Neue Prozeßwelle gegen Blockierer

■ Prozesse gegen Blockadeaktionen in Hasselbach und Bitburg gehen jetzt in die zweite Instanz / Insgesamt 240 Blockierer von Bitburg sind seit 1984 schuldig gesprochen worden

Von Rolf Gramm

Heidelberg (taz) - In Rheinland– Pfalz gehen jetzt zwei große Prozeßwellen wegen Blockadeaktionen gegen Militäreinrichtungen in die zweite Gerichtsinstanz: Vor dem Landgericht Bad Kreuznach wird am 20.7. gegen Teilnehmer an der Aktion gegen die Cruise– Missile–Stellung Hasselbach im November letzten Jahres verhandelt, das Trierer Landgericht knöpft sich die Beteiligten an einer Blockade des Miltärflughafens Bitburg im September 1983 vor. Die Mitglieder der Friedensbewegung waren in erster Instanz wegen „Nötigung“ in der Regel zu Geldstrafen in Höhe von 30 Tagessätzen verurteilt worden. Wegen der Bitburg–Aktion waren seit 1984 insgesamt etwa 250 Teilneh mer vom Bitburger Amtsgericht „reihenweise“ schuldig gesprochen worden. Mehr als 100 Angeklagte machten von der Möglichkeit der Berufung oder Revision Gebrauch. Ein am Mittwoch begonnenes Revisionsverfahren vor dem Trierer Landgericht, bei dem sich eine 22jährige Hausfrau zu verantworten hatte, wurde inzwischen „bis auf weiteres“ vertagt. Der Vorsitzende Richter hatte mit Verweis auf „die Rechtsprechung der letzten Zeit“ die Einstellung des Verfahrens vorgeschlagen, was von der Staatsanwaltschaft jedoch abgelehnt wurde. Bei einem Ortstermin soll jetzt geklärt werden, ob die US–Militärfahrzeuge trotz der Blockade über andere Wege auf das Flughafengelände hätten gelangen können. Überraschend schnell werden die Teilnehmer der Cruise–Missile–Blockade zur nächsten Instanz geladen. In drei Prozessen im April, Mai und Juni dieses Jahres hatte Richter Göttgen vom Amtsgericht Simmern mit gleichlautendem Tenor bislang 11 Teilnehmer wegen „gemeinschaftlicher Nötigung“ verurteilt.

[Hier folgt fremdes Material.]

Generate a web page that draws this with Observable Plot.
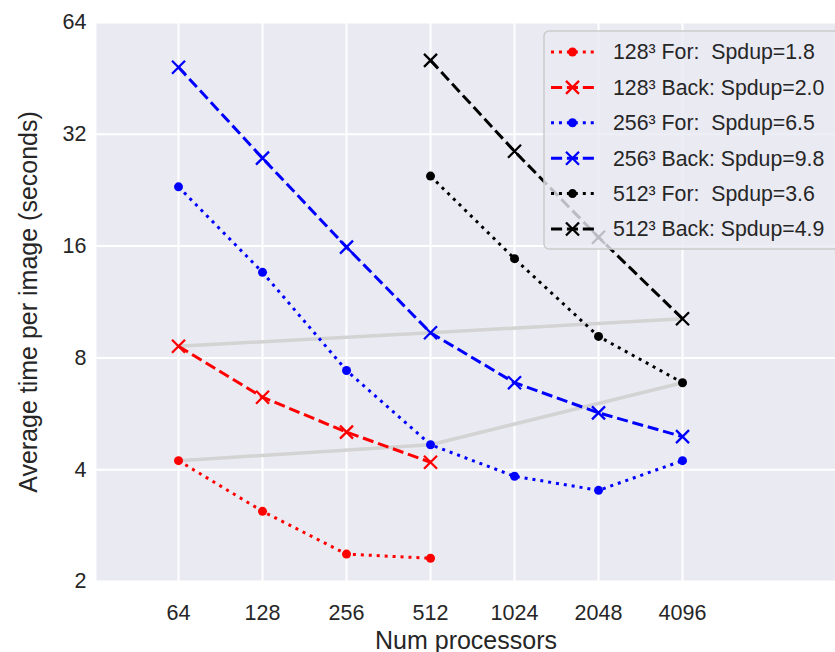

Über 100 Verfahren in der gleichen Sache stehen hier noch aus. Die erste Berufungsverhandlung wird am 20. Juli um 9 Uhr gegen drei Pfarrer und eine Sozialpädagogin durchgeführt. Unter den Angeklagten befindet sich auch der Beller Pfarrer Karl–August Dahl, der als regionale Symbolfigur des Widerstands gegen die Atomraketen gilt. Derweil gehen auch die erstinstanzlichen Verfahren wegen der Hasselbach–Blockade weiter: Am Mittwoch um 9.30 Uhr sind sechs Angeklagte vor das Simmerner Amtsgericht geladen.